A friend said to me something along the lines of "you'll have an amazing, wise story to share with younger women when you're older." And I, like a sulking child, responded with "but I don't want this story." I'm very glad my friend said this, and I know it's true...but it's a story I don't want. She said she doesn't want it for me either. And yet...here I am.
I can't say to God "why me" - because I've told him numerous times throughout my life that I'd give my all for Him. And I've constantly told Him that I would trust Him, no matter what. Did I anticipate having to trust him after my child died? No. Not really. But just because I didn't anticipate it, I can't go back on my word. I said I would trust Him, so I will trust Him.

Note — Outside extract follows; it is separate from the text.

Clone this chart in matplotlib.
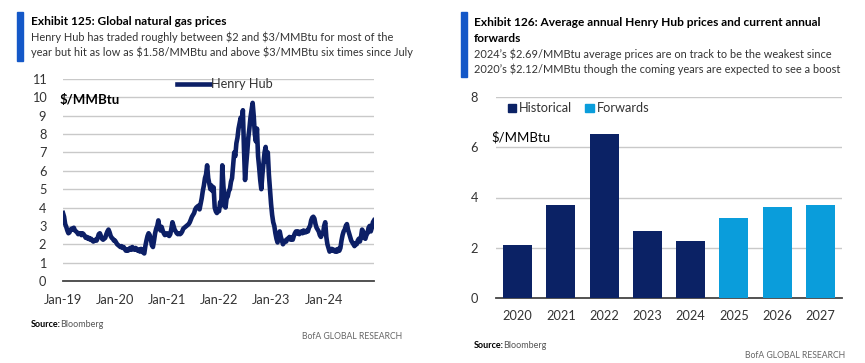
import matplotlib
matplotlib.use("Agg")
import matplotlib.pyplot as plt
from matplotlib.patches import Rectangle
import pandas as pd

# ---------------- data ----------------
hh_start = "2019-01-01"
hh_end = "2024-12-20"
henry_hub = [
    # 2019 (4 readings per month)
    3.7, 3.5, 3.1, 2.95, 2.75, 2.6, 2.65, 2.8, 2.85, 2.8, 2.9, 2.75,
    2.7, 2.65, 2.55, 2.6, 2.6, 2.5, 2.6, 2.55, 2.45, 2.35, 2.4, 2.3,
    2.35, 2.25, 2.3, 2.2, 2.15, 2.2, 2.25, 2.2, 2.35, 2.55, 2.6, 2.45,
    2.3, 2.25, 2.3, 2.35, 2.55, 2.7, 2.8, 2.65, 2.45, 2.35, 2.3, 2.2,
    # 2020
    2.2, 2.1, 2.0, 1.95, 1.9, 1.85, 1.9, 1.8, 1.85, 1.75, 1.65, 1.7,
    1.65, 1.75, 1.8, 1.7, 1.85, 1.75, 1.7, 1.8, 1.75, 1.65, 1.7, 1.6,
    1.75, 1.7, 1.55, 1.5, 1.9, 2.2, 2.45, 2.6, 2.5, 2.3, 1.95, 1.85,
    2.2, 2.6, 2.85, 3.0, 3.3, 2.9, 2.75, 2.95, 2.75, 2.6, 2.5, 2.55,
    # 2021
    2.6, 2.5, 2.45, 2.55, 2.85, 3.2, 3.0, 2.8, 2.7, 2.6, 2.55, 2.6,
    2.55, 2.6, 2.7, 2.85, 2.9, 2.95, 3.0, 3.05, 3.1, 3.2, 3.35, 3.5,
    3.6, 3.7, 3.9, 4.0, 4.05, 4.1, 3.9, 4.2, 4.5, 4.9, 5.2, 5.6,
    5.8, 6.3, 5.6, 5.3, 5.0, 5.2, 4.9, 5.1, 4.0, 3.8, 3.7, 3.9,
    # 2022
    3.8, 4.3, 4.1, 6.3, 5.2, 4.4, 4.0, 4.5, 4.6, 4.9, 5.0, 5.4,
    5.6, 6.3, 7.0, 6.8, 7.5, 7.8, 8.3, 8.6, 8.9, 8.6, 9.3, 7.2,
    5.5, 6.3, 7.0, 7.8, 8.3, 8.9, 9.3, 9.7, 9.0, 8.0, 7.6, 8.3,
    6.8, 6.2, 5.5, 5.0, 5.8, 6.4, 7.0, 7.3, 6.5, 7.0, 5.8, 5.0,
    # 2023
    4.2, 3.6, 3.2, 3.0, 2.6, 2.3, 2.1, 2.5, 2.7, 2.4, 2.2, 2.0,
    2.1, 2.2, 2.15, 2.3, 2.3, 2.4, 2.25, 2.35, 2.25, 2.45, 2.6, 2.7,
    2.6, 2.7, 2.55, 2.65, 2.7, 2.6, 2.75, 2.65, 2.65, 2.75, 2.7, 2.9,
    3.0, 3.3, 3.45, 3.5, 3.4, 3.1, 2.9, 2.8, 2.7, 2.5, 2.4, 2.55,
    # 2024
    2.6, 3.0, 3.2, 2.4, 2.0, 1.8, 1.6, 1.7, 1.75, 1.65, 1.7, 1.6,
    1.7, 1.6, 1.75, 1.65, 1.8, 2.2, 2.5, 2.7, 2.8, 3.0, 3.1, 2.8,
    2.6, 2.4, 2.2, 2.1, 2.0, 1.9, 2.05, 2.0, 2.2, 2.3, 2.15, 2.4,
    2.8, 2.7, 2.35, 2.3, 2.5, 2.6, 2.9, 3.0, 2.7, 2.9, 3.2, 3.3,
]
x_ticks_left = ["2019-01-01", "2020-01-01", "2021-01-01", "2022-01-01", "2023-01-01", "2024-01-01"]
x_ticklabels_left = ["Jan-19", "Jan-20", "Jan-21", "Jan-22", "Jan-23", "Jan-24"]

years = ["2020", "2021", "2022", "2023", "2024", "2025", "2026", "2027"]
annual_prices = [2.12, 3.71, 6.54, 2.65, 2.27, 3.18, 3.63, 3.70]
is_forward = [False, False, False, False, False, True, True, True]

# ---------------- style ----------------
plt.rcParams["font.family"] = ["Lato", "DejaVu Sans"]
NAVY = "#0c1f66"
BAR_DARK = "#0b2265"
BAR_LIGHT = "#0a9ddb"
ACCENT = "#1458c8"
TXT = "#333333"
GRID = "#c9c9c9"

W, H = 865, 363
fig = plt.figure(figsize=(W / 100, H / 100), dpi=100)
fig.patch.set_facecolor("white")


def fx(px):
    return px / W


def fy(py):
    return 1 - py / H


TITLE_FS = 8.6
SUB_FS = 7.9
TICK_FS = 9.2

# ---------------- headers ----------------
fig.patches.append(Rectangle((fx(17), fy(61)), fx(6), 49 / H, transform=fig.transFigure,
                             color=ACCENT, zorder=5))
fig.text(fx(31), fy(25), "Exhibit 125: Global natural gas prices", fontsize=TITLE_FS,
         fontweight="bold", color="black", va="baseline")
fig.text(fx(31), fy(41), "Henry Hub has traded roughly between \\$2 and \\$3/MMBtu for most of the",
         fontsize=SUB_FS, color=TXT, va="baseline")
fig.text(fx(31), fy(56), "year but hit as low as \\$1.58/MMBtu and above \\$3/MMBtu six times since July",
         fontsize=SUB_FS, color=TXT, va="baseline")

fig.patches.append(Rectangle((fx(461), fy(77)), fx(6), 65 / H, transform=fig.transFigure,
                             color=ACCENT, zorder=5))
fig.text(fx(474), fy(26), "Exhibit 126: Average annual Henry Hub prices and current annual",
         fontsize=TITLE_FS, fontweight="bold", color="black", va="baseline")
fig.text(fx(474), fy(42), "forwards", fontsize=TITLE_FS, fontweight="bold", color="black", va="baseline")
fig.text(fx(474), fy(58), "2024\u2019s \\$2.69/MMBtu average prices are on track to be the weakest since",
         fontsize=SUB_FS, color=TXT, va="baseline")
fig.text(fx(474), fy(73), "2020\u2019s \\$2.12/MMBtu though the coming years are expected to see a boost",
         fontsize=SUB_FS, color=TXT, va="baseline")

# ---------------- left chart ----------------
axL = fig.add_axes([fx(63), fy(281), fx(374 - 63), (281 - 79) / H])
dates = pd.date_range(hh_start, hh_end, periods=len(henry_hub))
axL.plot(dates, henry_hub, color=NAVY, lw=3.3, solid_joinstyle="round", label="Henry Hub", zorder=3)
axL.set_ylim(0, 11)
axL.set_yticks(range(0, 12))
axL.set_xlim(pd.Timestamp(hh_start), pd.Timestamp(hh_end))
axL.set_xticks(pd.to_datetime(x_ticks_left))
axL.set_xticklabels(x_ticklabels_left)
axL.grid(axis="y", color=GRID, lw=1)
axL.set_axisbelow(True)
for s in ["top", "right", "left"]:
    axL.spines[s].set_visible(False)
axL.spines["bottom"].set_color("#444444")
axL.spines["bottom"].set_linewidth(1.3)
axL.tick_params(length=0, labelsize=TICK_FS, colors=TXT, pad=9)
axL.tick_params(axis="y", pad=12)
axL.legend(loc="upper center", bbox_to_anchor=(0.52, 1.06), frameon=False, fontsize=TICK_FS,
           handlelength=2.6, handletextpad=0.1, labelcolor=TXT)
fig.text(fx(60), fy(104), "\\$/MMBtu", fontsize=9.5, fontweight="bold", color="black", va="baseline")

fig.text(fx(31), fy(327), "Source:", fontsize=6.5, fontweight="bold", color="black", va="baseline")
fig.text(fx(60), fy(327), "Bloomberg", fontsize=6.5, color="#555555", va="baseline")
fig.text(fx(402), fy(339), "BofA GLOBAL RESEARCH", fontsize=6.2, color="#666666", va="baseline", ha="right")

# ---------------- right chart ----------------
axR = fig.add_axes([fx(496), fy(298), fx(842 - 496), (298 - 97) / H])
xpos = range(len(years))
colors = [BAR_LIGHT if f else BAR_DARK for f in is_forward]
axR.bar(xpos, annual_prices, width=0.67, color=colors, zorder=3)
axR.set_xlim(-0.5, len(years) - 0.5)
axR.set_ylim(0, 8)
axR.set_yticks([0, 2, 4, 6, 8])
axR.set_xticks(list(xpos))
axR.set_xticklabels(years)
axR.grid(axis="y", color=GRID, lw=1)
axR.set_axisbelow(True)
for s in ["top", "right", "left"]:
    axR.spines[s].set_visible(False)
axR.spines["bottom"].set_color("#444444")
axR.spines["bottom"].set_linewidth(1.3)
axR.tick_params(length=0, labelsize=TICK_FS, colors=TXT, pad=9)
axR.tick_params(axis="y", pad=13)
hist_h = Rectangle((0, 0), 1, 1, color=BAR_DARK)
fwd_h = Rectangle((0, 0), 1, 1, color=BAR_LIGHT)
axR.legend([hist_h, fwd_h], ["Historical", "Forwards"], loc="upper left", bbox_to_anchor=(0.0, 1.03),
           ncol=2, frameon=False, fontsize=TICK_FS, handlelength=0.7, handleheight=0.7,
           handletextpad=0.2, columnspacing=1.0, labelcolor=TXT)
fig.text(fx(491), fy(142), "\\$/MMBtu", fontsize=9.5, color="black", va="baseline")

fig.text(fx(474), fy(348), "Source:", fontsize=6.5, fontweight="bold", color="black", va="baseline")
fig.text(fx(503), fy(348), "Bloomberg", fontsize=6.5, color="#555555", va="baseline")
fig.text(fx(845), fy(358), "BofA GLOBAL RESEARCH", fontsize=6.2, color="#666666", va="baseline", ha="right")

fig.savefig("out.png", dpi=100, facecolor="white")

It's not easy. What good could possibly come from the death of our sweet baby girl? At first I wondered if any good could come from it. But 9 weeks later, there is already some good that I can see:
*My husband and I have gotten even closer together.

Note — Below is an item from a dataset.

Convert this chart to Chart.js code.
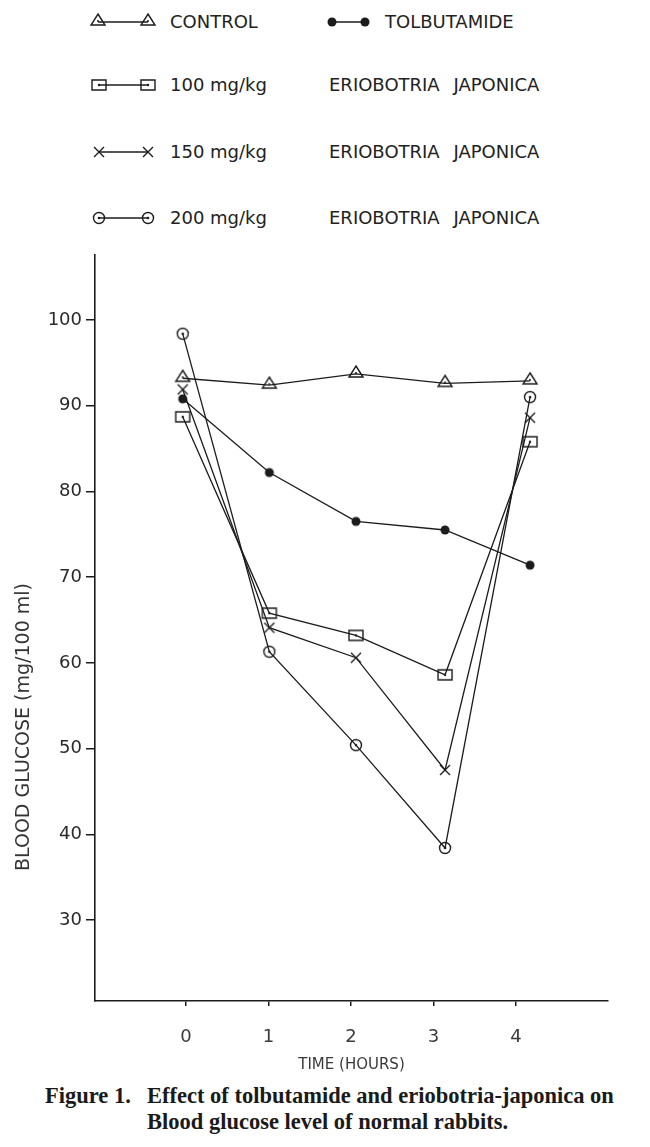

*We feel like we belong in our church more than ever before - we know we are loved.
*I am able to empathise more with my friends who have had a stillbirth and miscarriage.
*The two funeral directors were touched by Ariella's service (first time our pastor had seen a funeral director cry). Our prayer is that our daughter's service might be a help in pointing them to God.
Some days it doesn't feel real, like it couldn't have possibly happened to me. Other days it's all too real. On any day, it's the story I don't want.